- Occupation: Activist
- Website: przyluska.pl

= Bożena Przyłuska =

Polish secularist activist

Bożena Przyłuska is a Polish secularist activist who co-founded Secularity Congress (Kongres Świeckości). She became a founding member of the Consultative Council created on 1 November 2020 in the context of the October 2020 Polish protests.

==Secular activism==
Przyłuska was motivated to participate in secularist activism after her children were forced to be present in classrooms during Catholic religious instruction classes, and, according to her, "were indoctrinated". She stated that most schools discriminated against children not attending Catholic instruction classes by placing the classes in the middle of the timetable. She became a coordinator of the Secular School (Świecka Szkoła) group that started in Warsaw and gathered 150,000 signatures in favour of a proposed law that passed through its first sitting in the Polish lower house of parliament, the Sejm.

Przyłuska is one of the co-founders, and as of June 2020, the vice-president of Secularity Congress (Kongres Świeckości).

Przyłuska described the 2016 Black Protest as breaking a taboo of citizens being afraid to criticise the Church on the issues of prenatal medical tests, contraception, in vitro fertilisation and sex education. She justified protests in front of churches as helping to break the taboo so that priests stopped feeling untouchable and above the law. Przyłuska was a spokesperson for All-Poland Women's Strike at May and October 2016 actions in front of the Sejm.
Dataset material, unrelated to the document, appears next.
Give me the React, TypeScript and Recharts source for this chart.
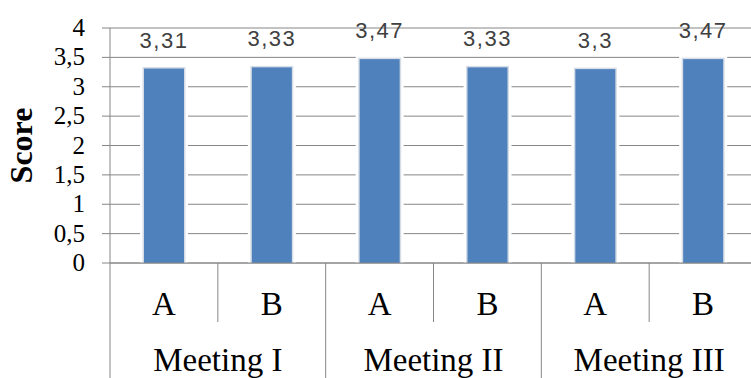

In May, she stated that human rights activists had been attacked in the streets by "religious fanatics" spitting, pushing, using vulgar language, and preventing the collection of signatures.

In June 2020, Przyłuska was one of the co-authors of a law proposal Secular State. She described the aim as creating a law that forbids "church-administrative corruption". She stated that none of the Catholic Church in Poland structures, at any level of organisation, had to reveal their financial status. She referred to estimates of Church income ranging from 8 to per year. Przyłuska described the proposed law as aiming to require the Church to declare its income to the Polish Treasury, without detailed accounting to avoid violating the Concordat of 1993 with the Holy See; to forbid the state from giving land to the Church in return for electoral support; cancel a health insurance fund for the Church; and require taxation of certain uses of Church income.

==Consultative Council==
Przyłuska was one of the founding members of the Consultative Council that was created on 1 November 2020 in the context of the October 2020 Polish protests.

==Personal life==
In April 2020, Przyłuska publicly declared on Twitter that she had had an abortion. Within a day her post received 9000 likes and 1.6 million retweets. She complained about the domination of religious discussion over medical discussion in relation to abortion. Przyłuska stated that it was important for women's stories of their abortions to "have a face".